E MO’ BASTA. SPORT, GLI ERRORI PIÙ COMUNI

Genitori invasivi...
Genitori invasivi…

PISTOIA. Tra gli errori più gravi e frequenti nel mondo dello sport ve ne sono due che parrebbe semplice non ripetere (della serie sbagliare è umano, perseverare diabolico, quindi…), ma che invece si perpetuano (talvolta in modo subdolo, per propri malevoli fini).

Il primo: i genitori, spesso trasformati in dirigenti-volontari (manna per ogni società sportiva dilettantistica), che si avvicinano a una disciplina sportiva trascinati dalla passione dei figli e che finiscono per essere deleteri. Come? Quando? È presto detto. Quando il genitore non tiene il giusto distacco dall’erede, non valutandolo alla stregua di tutti gli altri atleti, piccoli o grandi che siano.

Ecco che su tutti i campi di tutti gli sport possibili e immaginabili, il padre, ma pure la madre (sovente le donne “sportive” sono ancora più cattive degli uomini) urlano, sbraitano, incitano il bambino o il ragazzo a darci dentro, persino a picchiare l’avversario o ancora a non seguire i dettami dell’allenatore, ma i loro, che da fuori, chissà perché chissà come, vedono e capiscono sempre meglio lo svolgimento dell’incontro.

Chi ha avuto la sventura di assistere a un incontro di bambini, ha dovuto fare i conti con questa figura di genitore “animalesco” (e ci scusino gli animali portati a paragone, perché hanno senz’altro maggiore sensibilità rispetto a certi umani). Quel tipo di genitore (ma attenzione anche ai nonni, sovente considerati più benevoli e invece…) sfoga le proprie frustrazioni sul pargolo, pensa di avere il fenomeno in famiglia (gli occhi s’illuminano di euro), ritiene che l’ambiente ove giochi (e maturi?) sia sempre stretto, strettissimo, non adeguato alla grandezza del discendente.

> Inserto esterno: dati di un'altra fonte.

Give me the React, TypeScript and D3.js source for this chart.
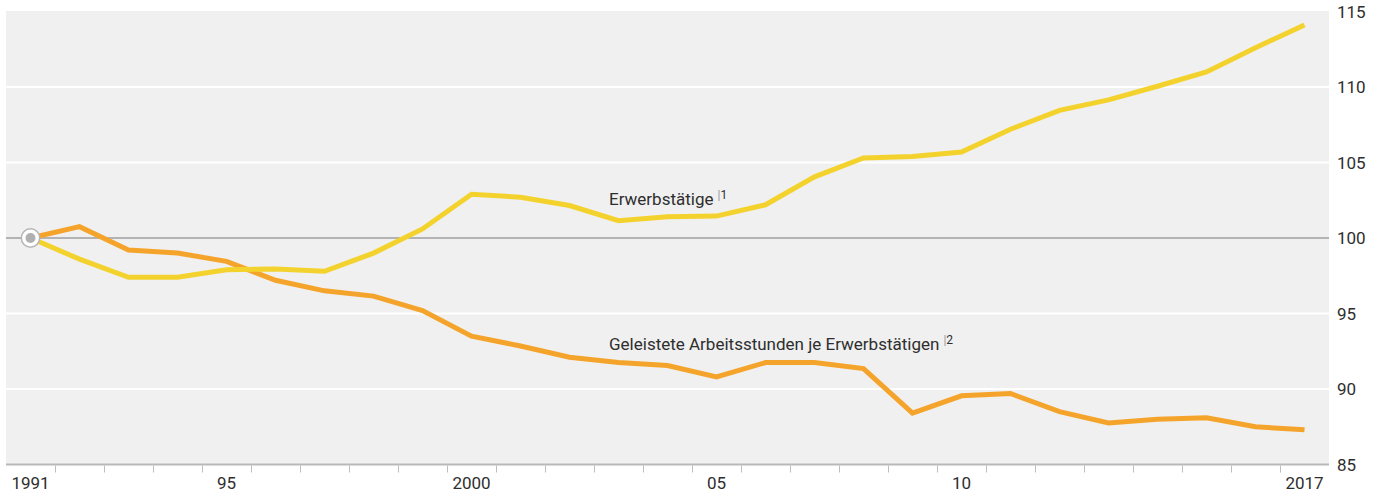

Il secondo grave e frequente errore: entrare a far parte di un consiglio societario, a prescindere dai figli (possono anche non esserci), pensando non al bene generale, ma a quello particolare. Ci spieghiamo. Chi riveste una carica, un ruolo all’interno di un sodalizio sportivo deve sapere fare gioco di squadra. Non può, ad esempio, permettersi di avere simpatie (tra gli stessi dirigenti o fra i giocatori) o cercare, pian piano, di fare le scarpe al prossimo per crescere come impegno e considerazione. Meno parla, più lavora, meglio è.

... e risultato assicurato!
… e risultato assicurato!

Se proprio non si resiste al piacere del dialogo – definiamo così quel “chiacchiericcio” per sentirsi grandi, specie al bar dinnanzi agli amici –, d’obbligo parlare bene, di tutti, indistintamente, in particolare del tecnico, figura tra le più importanti e delicate dentro a un club. Parlar male, alle spalle appunto, di un trainer significa delegittimarlo agli occhi dell’altro: guai a farlo (anche in buonafede), i danni sarebbero enormi.

Dell’allenatore della propria squadra si parla soltanto bene. Si lascia operare in santa pace, si giudica semmai a fine stagione (e non c’è bisogno di litigare): si guarda alla maturazione degli allievi, alla loro crescita, in fatto di carattere, comportamenti e risultati e poi si prende una decisione: continuare o terminare l’esperienza. Ma se parlo male di un coach, per di più con un atleta commetto uno sbaglio sesquipedale: consento a quest’ultimo di avere delle scusanti. E attenzione se si parla a un uomo o a una donna.

Le reazioni sono differenti. Gli uomini, solitamente, tendono a risolvere i problemi in fretta, confrontandosi, arrivando pure allo scontro verbale e fisico e poi riappacificandosi in breve tempo (o perlomeno cercando di farlo). Le donne, al contrario, tendono ad assimilare, evitando sceneggiate. Ma assimila assimila, creano una ragnatela: alla fine della stagione, per il malcapitato coach, non si potrà che restarne incastrati, in attesa che il ragno venga, felice, a banchettare.

Meditate, gente, meditate: più facile a dirsi che a farsi.